I suspect he would not want an award for all the usual requirements but I cannot go without mentioning the remarkable, Jim Murdoch of The Truth about Lies. His blog is a font of information for all people who read and write. His blog tends to be a series of reviews on a vast array of books.

Jim is a poet who writes beautifully about other people’s writing and occasionally talks about his own writing process.

And finally, though there are so many more I could list here, so many wonderful bloggers whom I have met over the past few years since I took up blogging more seriously, I’d like to mention both Blackland’s Angela Simeone, a young artist whose work, both in her art and her writing is haunting and powerful.

And secondly Lynn Behrendt who strikes me as a brilliant poet and a modest artist whose wonderful work deserves the highest praise and recognition.

Visit these people and you will come to find our more of what I blog for: intelligence, aesthetics, deep sensitivity and a light touch of humour.

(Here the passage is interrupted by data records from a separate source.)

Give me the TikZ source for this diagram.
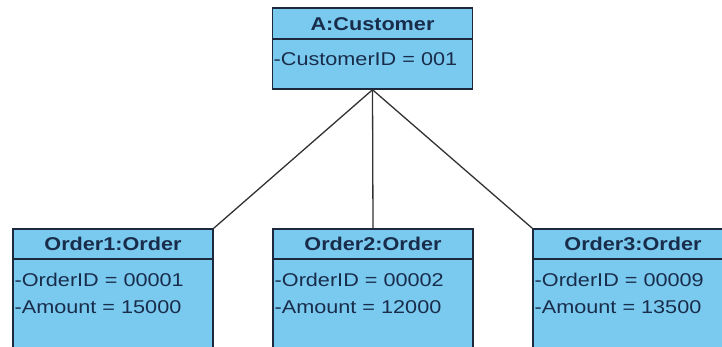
\documentclass[tikz,border=0pt]{standalone}
\usepackage{fontspec}
\setmainfont[FakeStretch=1.17]{Liberation Sans}
\usepackage{tikz}
\definecolor{objfill}{RGB}{122,202,240}
\definecolor{objline}{RGB}{30,40,60}
\definecolor{objtext}{RGB}{25,45,75}
\definecolor{linkline}{RGB}{50,50,50}

\begin{document}
\begin{tikzpicture}[x=1pt,y=1pt,
        objbox/.style={draw=objline,fill=objfill,line width=1.5pt,minimum width=200pt,inner sep=0pt},
        objname/.style={text=objtext,font=\fontsize{18.5}{21}\selectfont\bfseries,inner sep=0pt},
        objattr/.style={text=objtext,font=\fontsize{18.5}{21}\selectfont,anchor=west,inner sep=0pt},
        link/.style={draw=linkline,line width=1.3pt}]
        \path[use as bounding box,clip] (0,0) rectangle (722,347);
        \fill[white] (0,0) rectangle (722,347);
        % customer object
        \node[objbox,minimum height=81pt] (cust) at (372.5,298.5) {};
        \draw[objline,line width=1.3pt] (272,308) -- (473,308);
        \node[objname] (custname) at (372.5,323) {A:Customer};
        \node[objattr] (custid) at (273.5,288) {-CustomerID = 001};
        % order objects
        \node[objbox,minimum height=140pt] (ord1) at (113,48) {};
        \node[objbox,minimum height=140pt] (ord2) at (373,48) {};
        \node[objbox,minimum height=140pt] (ord3) at (633,48) {};
        \draw[objline,line width=1.3pt] (13,88) -- (213,88);
        \draw[objline,line width=1.3pt] (273,88) -- (473,88);
        \draw[objline,line width=1.3pt] (533,88) -- (733,88);
        \node[objname] (ord1name) at (113,103) {Order1:Order};
        \node[objname] (ord2name) at (373,103) {Order2:Order};
        \node[objname] (ord3name) at (633,103) {Order3:Order};
        \node[objattr] (ord1id) at (14.5,67) {-OrderID = 00001};
        \node[objattr] (ord1amt) at (14.5,40) {-Amount = 15000};
        \node[objattr] (ord2id) at (274.5,67) {-OrderID = 00002};
        \node[objattr] (ord2amt) at (274.5,40) {-Amount = 12000};
        \node[objattr] (ord3id) at (534.5,67) {-OrderID = 00009};
        \node[objattr] (ord3amt) at (534.5,40) {-Amount = 13500};
        % links
        \draw[link] (cust.south) -- (ord1.north east);
        \draw[link] (cust.south) -- (ord2.north);
        \draw[link] (cust.south) -- (ord3.north west);
    \end{tikzpicture}
\end{document}
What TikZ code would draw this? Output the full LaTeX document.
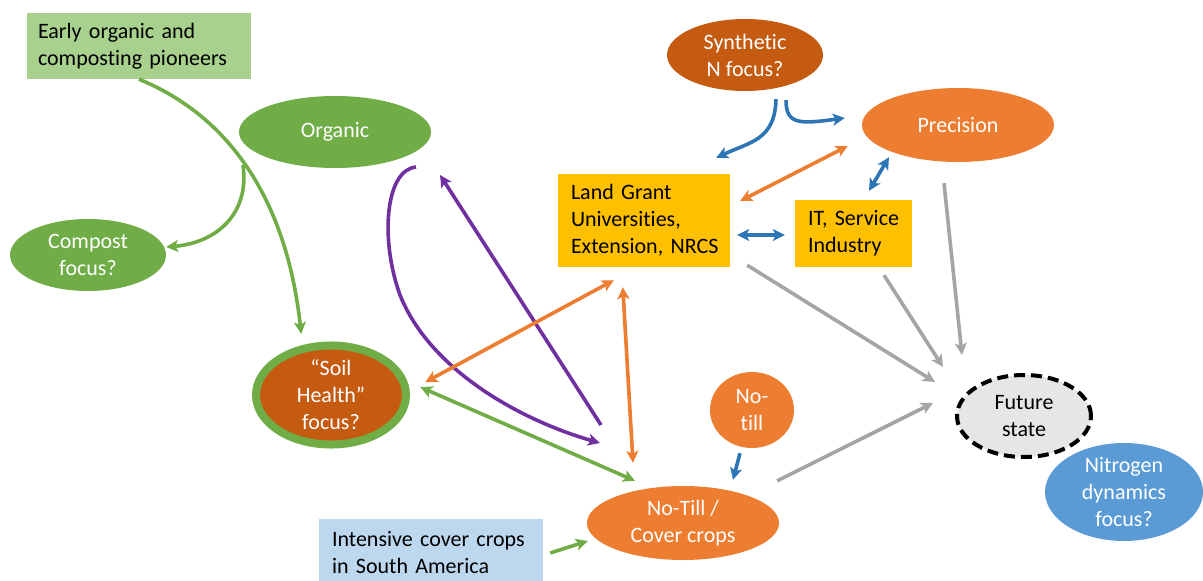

These bloggers are all artists and wordsmiths in their own right, and I value the fresh insights they offer on life’s journey.

Finally, and I should not for I have already exceeded my quota, I mention Kass of The K.... is no longer silent, another poet and a wise and generous woman that many of you will already know.

I must stop now because a flood of associations leads me on to other names and other folks. I have met so many wonderful bloggers through my travels. How rich and wonderful is the blogosphere.

Thanks Nancy for prompting these thoughts and enabling me to introduce and boast about some of my blogger friends.